All in all, the economic gap between China and the United States is still very large. So what would an economic cutoff look like? A unilateral peacetime decoupling would be unwise for a number of reasons. Not only would the U.S. incur substantial losses, but U.S. allies would likely be very unwilling to participate. More importantly, such a decoupling would rid the U.S. of one of its strongest deterrence tools while prompting China to lash out in unpredictable ways. 

However, doing nothing in the event of a confrontation over Taiwan would likewise be extremely costly. If China were to isolate Taiwan from the global economy, Vagle and Brooks estimate that the costs could rival those of a 50% trade cutoff with China. The only path to victory would be a joint decoupling of the U.S. and all its allies. In such an event, the losses China would incur would be five to seven times greater than those of the U.S. While the U.S. and most of its allies would return to their original growth trajectories in the long-term, China’s growth would suffer a permanent decline due to the removal of many foreign-based firms from China, directly or indirectly. They would, in essence, have no more nations to trade with. Such consequences could lead to regime-ending damage, but for this scenario to work, the U.S. must have allies in the first place. With trade policies of the current administration jeopardizing our longstanding partnerships, the result is a significant erosion of leverage.

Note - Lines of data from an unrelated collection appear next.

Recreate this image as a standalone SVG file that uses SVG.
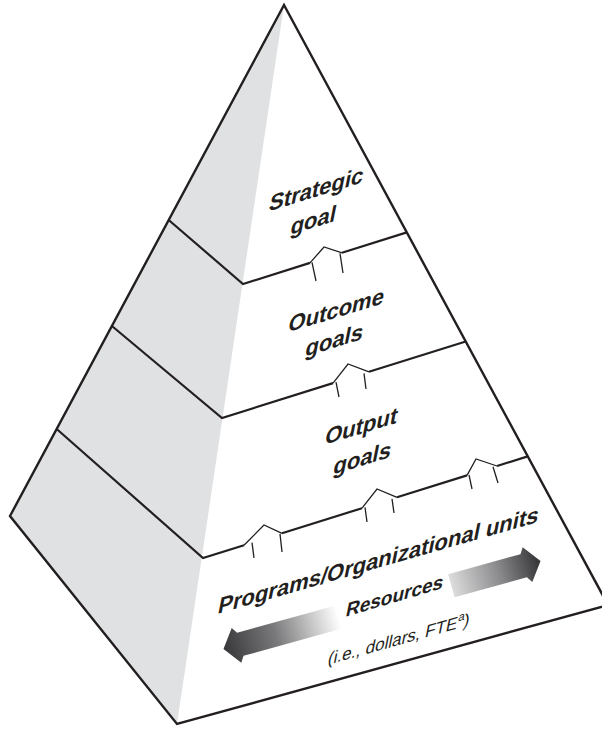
<svg xmlns="http://www.w3.org/2000/svg" width="602" height="729" viewBox="0 0 602 729">
  <defs>
    <style>
      .edge { fill: none; stroke: #231f20; stroke-width: 2.4; stroke-linejoin: miter; }
      .tier { fill: none; stroke: #231f20; stroke-width: 2.2; stroke-linejoin: miter; }
      .up { fill: none; stroke: #231f20; stroke-width: 1.3; stroke-linejoin: miter; }
      .lbl { font-family: "Liberation Sans", Arial, Helvetica, sans-serif; font-weight: bold; font-size: 22px; fill: #231f20; text-anchor: middle; }
      .base { font-family: "Liberation Sans", Arial, Helvetica, sans-serif; font-weight: bold; fill: #231f20; }
      .note { font-family: "Liberation Sans", Arial, Helvetica, sans-serif; font-size: 17px; fill: #231f20; }
    </style>
    <linearGradient id="fadeLeft" gradientUnits="userSpaceOnUse" x1="-164" y1="0" x2="-45" y2="0">
      <stop offset="0" stop-color="#38383a"/>
      <stop offset="0.45" stop-color="#7a7a7c"/>
      <stop offset="1" stop-color="#ffffff"/>
    </linearGradient>
    <linearGradient id="fadeRight" gradientUnits="userSpaceOnUse" x1="72" y1="0" x2="162" y2="0">
      <stop offset="0" stop-color="#dcdcdd"/>
      <stop offset="0.55" stop-color="#8a8a8c"/>
      <stop offset="1" stop-color="#38383a"/>
    </linearGradient>
  </defs>

  <rect width="602" height="729" fill="#ffffff"/>

  <!-- pyramid body: shaded side face and outline -->
  <g id="pyramid">
    <polygon points="284,5 10,516 177,724" fill="#e0e1e3"/>
    <polygon class="edge" points="284,5 10,516 177,724 608,605"/>
  </g>

  <!-- tier boundaries with upward block arrows -->
  <g id="connectors">
    <!-- strategic / outcome -->
    <polyline class="tier" points="168.7,220 243,284 310,262.9"/>
    <polyline class="tier" points="342,252.8 406.8,232.4"/>
    <polyline class="up" points="310,262.9 324,247 342,252.8"/>
    <line class="up" x1="312" y1="262.3" x2="316" y2="281"/>
    <line class="up" x1="340" y1="253.4" x2="343" y2="273"/>

    <!-- outcome / output -->
    <polyline class="tier" points="111.9,326 222,418 333,383.1"/>
    <polyline class="tier" points="369,371.8 465.7,341.5"/>
    <polyline class="up" points="333,383.1 348,364 369,371.8"/>
    <line class="up" x1="336" y1="382.2" x2="339" y2="397"/>
    <line class="up" x1="364" y1="373.4" x2="366" y2="389"/>

    <!-- output / programs -->
    <polyline class="tier" points="56.7,429 203,558 244,545.2"/>
    <polyline class="tier" points="282,533.3 362,508.2"/>
    <polyline class="tier" points="397,497.3 467,475.4"/>
    <polyline class="tier" points="497,466 527.7,456.4"/>
    <polyline class="up" points="244,545.2 264,525 282,533.3"/>
    <line class="up" x1="252" y1="542.7" x2="254" y2="558"/>
    <line class="up" x1="280" y1="533.9" x2="282" y2="552"/>
    <polyline class="up" points="362,508.2 377,489 397,497.3"/>
    <line class="up" x1="365" y1="507.3" x2="367" y2="522"/>
    <line class="up" x1="392" y1="498.8" x2="394" y2="513"/>
    <polyline class="up" points="467,475.4 476,459 497,466"/>
    <line class="up" x1="469" y1="474.8" x2="472" y2="489"/>
    <line class="up" x1="493" y1="466.8" x2="498" y2="483"/>
  </g>

  <!-- labels: sheared onto the front face (skewY) and slanted (skewX) -->
  <g id="strategic-goal">
    <text class="lbl" transform="translate(315,197) skewY(-17) skewX(-12)">Strategic</text>
    <text class="lbl" transform="translate(312,228) skewY(-17) skewX(-12)">goal</text>
  </g>

  <g id="outcome-goals">
    <text class="lbl" transform="translate(335,318) skewY(-17) skewX(-12)">Outcome</text>
    <text class="lbl" transform="translate(333,348) skewY(-17) skewX(-12)">goals</text>
  </g>

  <g id="output-goals">
    <text class="lbl" transform="translate(360,434) skewY(-17) skewX(-12)">Output</text>
    <text class="lbl" transform="translate(361,466) skewY(-17) skewX(-12)">goals</text>
  </g>

  <g id="programs">
    <!-- two-way resources arrow -->
    <g transform="translate(382,605) rotate(-15.5)">
      <polygon fill="url(#fadeLeft)" points="-164.5,0 -151,-18 -147,-12 -40,-12 -40,12 -147,12 -151,18"/>
      <polygon fill="url(#fadeRight)" points="164.5,0 151,-18 147,-12 72,-12 72,12 147,12 151,18"/>
    </g>
    <text class="base" font-size="22" transform="translate(217,614) skewY(-16) skewX(-12)">Programs/Organizational units</text>
    <text class="base" font-size="19" transform="translate(345,617) skewY(-16.5) skewX(-12)">Resources</text>
    <text class="note" transform="translate(327,665) skewY(-15.6) skewX(-12)">(i.e., dollars, FTE<tspan dy="-7" font-size="11.5">a</tspan><tspan dy="7">)</tspan></text>
  </g>
</svg>
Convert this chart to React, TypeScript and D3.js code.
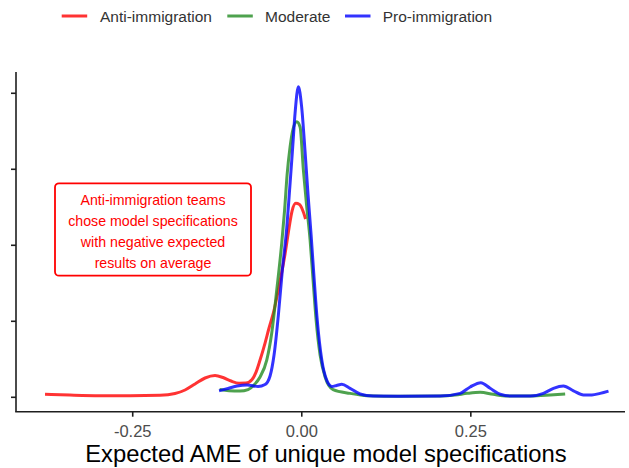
import React from "react";
import * as d3 from "d3";

type Pt = [number, number];

const seriesNames = ["Anti-immigration", "Moderate", "Pro-immigration"];
const seriesColors = ["#ff0000", "#228b22", "#0000ff"];

// Density curves: [Expected AME, density]
const antiDensity: Pt[] = [
  [-0.3797, 0.2], [-0.3428, 0.15], [-0.2984, 0.11], [-0.254, 0.105], [-0.2096, 0.13],
  [-0.1874, 0.25], [-0.1726, 0.48], [-0.1578, 0.875], [-0.143, 1.27], [-0.1283, 1.43],
  [-0.1164, 1.3], [-0.1046, 1.07], [-0.0928, 0.93], [-0.0824, 0.94], [-0.0735, 1.17],
  [-0.0676, 1.66], [-0.0617, 2.45], [-0.0543, 3.57], [-0.0484, 4.56], [-0.042, 5.55],
  [-0.0321, 7.65], [-0.0247, 9.43], [-0.0188, 11.14], [-0.0143, 12.26], [-0.0089, 12.76],
  [-0.0033, 12.68], [0.0012, 12.32], [0.0056, 11.73],
];

const moderateDensity: Pt[] = [
  [-0.1216, 0.51], [-0.1075, 0.43], [-0.0913, 0.41], [-0.0794, 0.51], [-0.0706, 0.81],
  [-0.0617, 1.34], [-0.0518, 2.45], [-0.0444, 4.23], [-0.037, 7.06], [-0.0296, 10.15],
  [-0.0254, 12.32], [-0.0217, 14.63], [-0.0173, 16.47], [-0.0129, 17.65], [-0.0074, 18.13],
  [-0.0025, 17.78], [0.0024, 14.95], [0.0071, 12.65], [0.0123, 10.35], [0.0167, 7.72],
  [0.0212, 5.09], [0.0271, 2.78], [0.0345, 1.34], [0.0463, 0.51], [0.0714, 0.26],
  [0.0966, 0.105], [0.1454, 0.066], [0.2046, 0.085], [0.2268, 0.15], [0.2445, 0.26],
  [0.2638, 0.33], [0.283, 0.2], [0.3037, 0.085], [0.3377, 0.085], [0.3673, 0.15],
  [0.3895, 0.22],
];

const proDensity: Pt[] = [
  [-0.1223, 0.43], [-0.109, 0.58], [-0.0957, 0.74], [-0.0809, 0.81], [-0.0646, 0.71],
  [-0.0543, 0.84], [-0.0469, 1.4], [-0.041, 2.78], [-0.0346, 5.41], [-0.0287, 8.38],
  [-0.0222, 11.14], [-0.018, 13.64], [-0.0139, 16.14], [-0.0099, 18.7], [-0.005, 20.43],
  [-0.0003, 19.16], [0.0049, 16.14], [0.0093, 13.31], [0.0138, 10.68], [0.0182, 7.85],
  [0.0226, 5.22], [0.0296, 2.45], [0.037, 1.11], [0.0444, 0.71], [0.0515, 0.78],
  [0.0592, 0.86], [0.0714, 0.59], [0.0862, 0.22], [0.1055, 0.085], [0.1454, 0.07],
  [0.2046, 0.085], [0.2342, 0.26], [0.249, 0.68], [0.2648, 0.96], [0.2786, 0.59],
  [0.2933, 0.2], [0.3081, 0.085], [0.3377, 0.085], [0.3574, 0.26], [0.3722, 0.59],
  [0.387, 0.74], [0.4018, 0.43], [0.4166, 0.15], [0.429, 0.15], [0.4413, 0.26],
  [0.4536, 0.41],
];

const xTicks = [-0.25, 0, 0.25];
const xTickLabels = ["-0.25", "0.00", "0.25"];
const yTicks = [0, 5, 10, 15, 20];
const xTitle = "Expected AME of unique model specifications";
const noteLines = [
  "Anti-immigration teams",
  "chose model specifications",
  "with negative expected",
  "results on average",
];

const W = 629;
const H = 468;
const FONT = "'Liberation Sans', Arial, Helvetica, sans-serif";

export default function App() {
  const x = d3.scaleLinear().domain([-0.4226, 0.478]).range([16, 625]);
  const y = d3.scaleLinear().domain([-0.947, 21.4]).range([411.7, 72]);
  const line = d3
    .line<Pt>()
    .x((d) => x(d[0]))
    .y((d) => y(d[1]))
    .curve(d3.curveMonotoneX);

  const all = [antiDensity, moderateDensity, proDensity];
  const axisColor = "#1e1e1e";
  const panelLeft = x.range()[0];
  const panelRight = x.range()[1];
  const panelBottom = y.range()[0];
  const panelTop = y.range()[1];

  const legendLineX = [61.7, 227.3, 345];
  const legendTextX = [100, 265, 382.7];

  return (
    <svg
      width={W}
      height={H}
      style={{ position: "absolute", left: 0, top: 0, background: "#fff" }}
      fontFamily={FONT}
    >
      <rect x={0} y={0} width={W} height={H} fill="#fff" />
      {/* Legend */}
      {seriesNames.map((n, i) => (
        <g key={n}>
          <line
            x1={legendLineX[i]}
            x2={legendLineX[i] + 25.5}
            y1={16}
            y2={16}
            stroke={seriesColors[i]}
            strokeOpacity={0.8}
            strokeWidth={3}
          />
          <text x={legendTextX[i]} y={21.5} fontSize={15.5} fill="#333">
            {n}
          </text>
        </g>
      ))}

      {/* Curves */}
      {all.map((d, i) => (
        <path
          key={i}
          d={line(d) || ""}
          fill="none"
          stroke={seriesColors[i]}
          strokeOpacity={0.8}
          strokeWidth={3}
          strokeLinejoin="round"
          strokeLinecap="butt"
        />
      ))}

      {/* Annotation */}
      <rect
        x={55}
        y={183.3}
        width={196}
        height={92.4}
        rx={4}
        fill="#fff"
        stroke="#ff0000"
        strokeWidth={1.8}
      />
      {noteLines.map((t, i) => (
        <text
          key={t}
          x={153}
          y={205 + i * 21.1}
          textAnchor="middle"
          fontSize={14.2}
          fill="#ff0000"
        >
          {t}
        </text>
      ))}

      {/* Axes */}
      <line x1={panelLeft} x2={panelLeft} y1={panelTop} y2={panelBottom} stroke={axisColor} strokeWidth={1.6} />
      <line x1={panelLeft - 0.8} x2={panelRight} y1={panelBottom} y2={panelBottom} stroke={axisColor} strokeWidth={1.6} />
      {yTicks.map((t) => (
        <line key={t} x1={panelLeft - 5} x2={panelLeft} y1={y(t)} y2={y(t)} stroke={axisColor} strokeWidth={1.6} />
      ))}
      {xTicks.map((t, i) => (
        <g key={t}>
          <line x1={x(t)} x2={x(t)} y1={panelBottom} y2={panelBottom + 5} stroke={axisColor} strokeWidth={1.6} />
          <text x={x(t)} y={436.5} textAnchor="middle" fontSize={16.5} fill="#4d4d4d">
            {xTickLabels[i]}
          </text>
        </g>
      ))}
      <text x={(85 + 567) / 2} y={461.5} textAnchor="middle" fontSize={23.8} fill="#000">
        {xTitle}
      </text>
    </svg>
  );
}
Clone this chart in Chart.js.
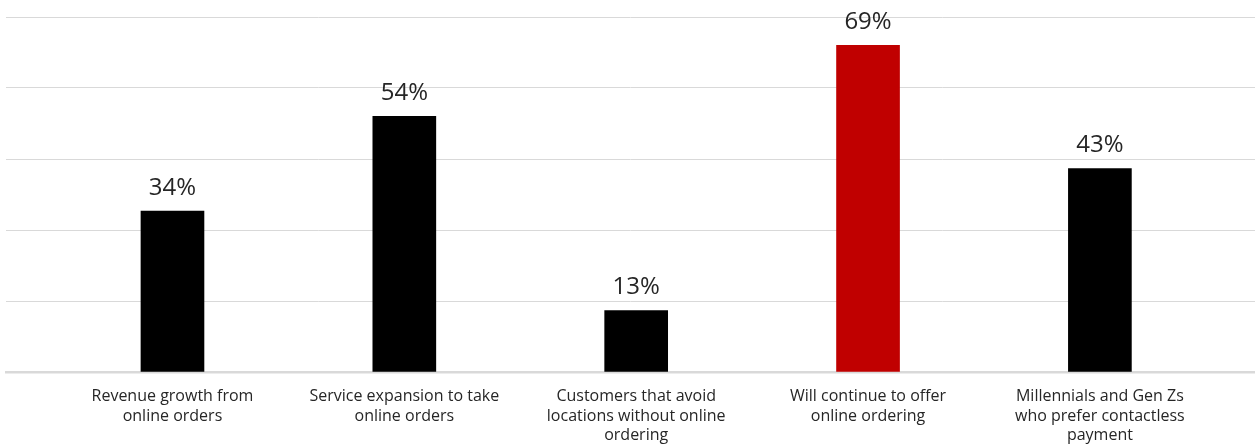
<!DOCTYPE html>
<html>
<head>
<meta charset="utf-8">
<script src="https://cdn.jsdelivr.net/npm/chart.js@4"></script>
<style>
  html, body { margin: 0; padding: 0; background: #fff; }
  #wrap { width: 1255px; height: 445px; }
</style>
</head>
<body>
<div id="wrap"><canvas id="chart"></canvas></div>
<script>
// Categories (already split into the lines used in the picture)
const categories = [
    ['Revenue growth from', 'online orders'],
    ['Service expansion to take', 'online orders'],
    ['Customers that avoid', 'locations without online', 'ordering'],
    ['Will continue to offer', 'online ordering'],
    ['Millennials and Gen Zs', 'who prefer contactless', 'payment']
];
const values = [34, 54, 13, 69, 43];
const barColors = ['#000000', '#000000', '#000000', '#c00000', '#000000'];
const yTicks = [0, 15, 30, 45, 60, 75];

const FONT = "'Open Sans', 'Noto Sans', sans-serif";

// Draws the percentage above each bar
const valueLabels = {
    id: 'valueLabels',
    afterDatasetsDraw(chart) {
        const ctx = chart.ctx;
        const meta = chart.getDatasetMeta(0);
        ctx.save();
        ctx.font = '24px ' + FONT;
        ctx.fillStyle = '#262626';
        ctx.textAlign = 'center';
        ctx.textBaseline = 'alphabetic';
        meta.data.forEach((bar, i) => {
            ctx.fillText(values[i] + '%', bar.x, bar.y - 16);
        });
        ctx.restore();
    }
};

const ctx = document.getElementById('chart').getContext('2d');
const chart = new Chart(ctx, {
    type: 'bar',
    data: {
        datasets: [{
            data: values.map((v, i) => ({ x: i, y: v })),
            backgroundColor: barColors,
            barThickness: 63
        }]
    },
    options: {
        responsive: true,
        maintainAspectRatio: false,
        animation: false,
        layout: { padding: { top: 17, left: 6, right: 0, bottom: 0 } },
        plugins: {
            legend: { display: false },
            tooltip: { enabled: false }
        },
        scales: {
            x: {
                type: 'linear',
                min: -0.718,
                max: 4.669,
                offset: false,
                grid: { display: false, offset: false },
                border: { display: true, color: '#d9d9d9', width: 2.5 },
                afterBuildTicks: scale => {
                    scale.ticks = categories.map((c, i) => ({ value: i }));
                },
                afterFit: scale => { scale.height = 73; },
                ticks: {
                    autoSkip: false,
                    maxRotation: 0,
                    padding: 7,
                    color: '#262626',
                    font: { family: FONT, size: 16, lineHeight: 1.22 },
                    callback: value => categories[value]
                }
            },
            y: {
                min: 0,
                max: 75,
                afterBuildTicks: scale => {
                    scale.ticks = yTicks.map(v => ({ value: v }));
                },
                afterFit: scale => { scale.width = 0; },
                grid: { color: '#d9d9d9', lineWidth: 1, drawTicks: false },
                border: { display: false },
                ticks: { display: false }
            }
        }
    },
    plugins: [valueLabels]
});
</script>
</body>
</html>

Vagle and Brooks ended the talk with a list of recommendations to the United States government: Rapidly build stockpiles of raw materials, incentivize substitutes, and plan for industries that would be heavily impacted by a potential cutoff. In any scenario, political and economic cooperation with our allies in Europe and Asia would be essential. To summarize, the U.S. is not just ahead – it has designed the system it leads. The only real threat? Complacency and self-sabotage. For further references, their book Command of Commerce: America’s Enduring Economic Power Advantage over China is a highly recommended read. It is refreshing to see Dartmouth, both its professors and alumni, contributing to our understanding of the global challenges ahead, especially in a fair and mostly apolitical way.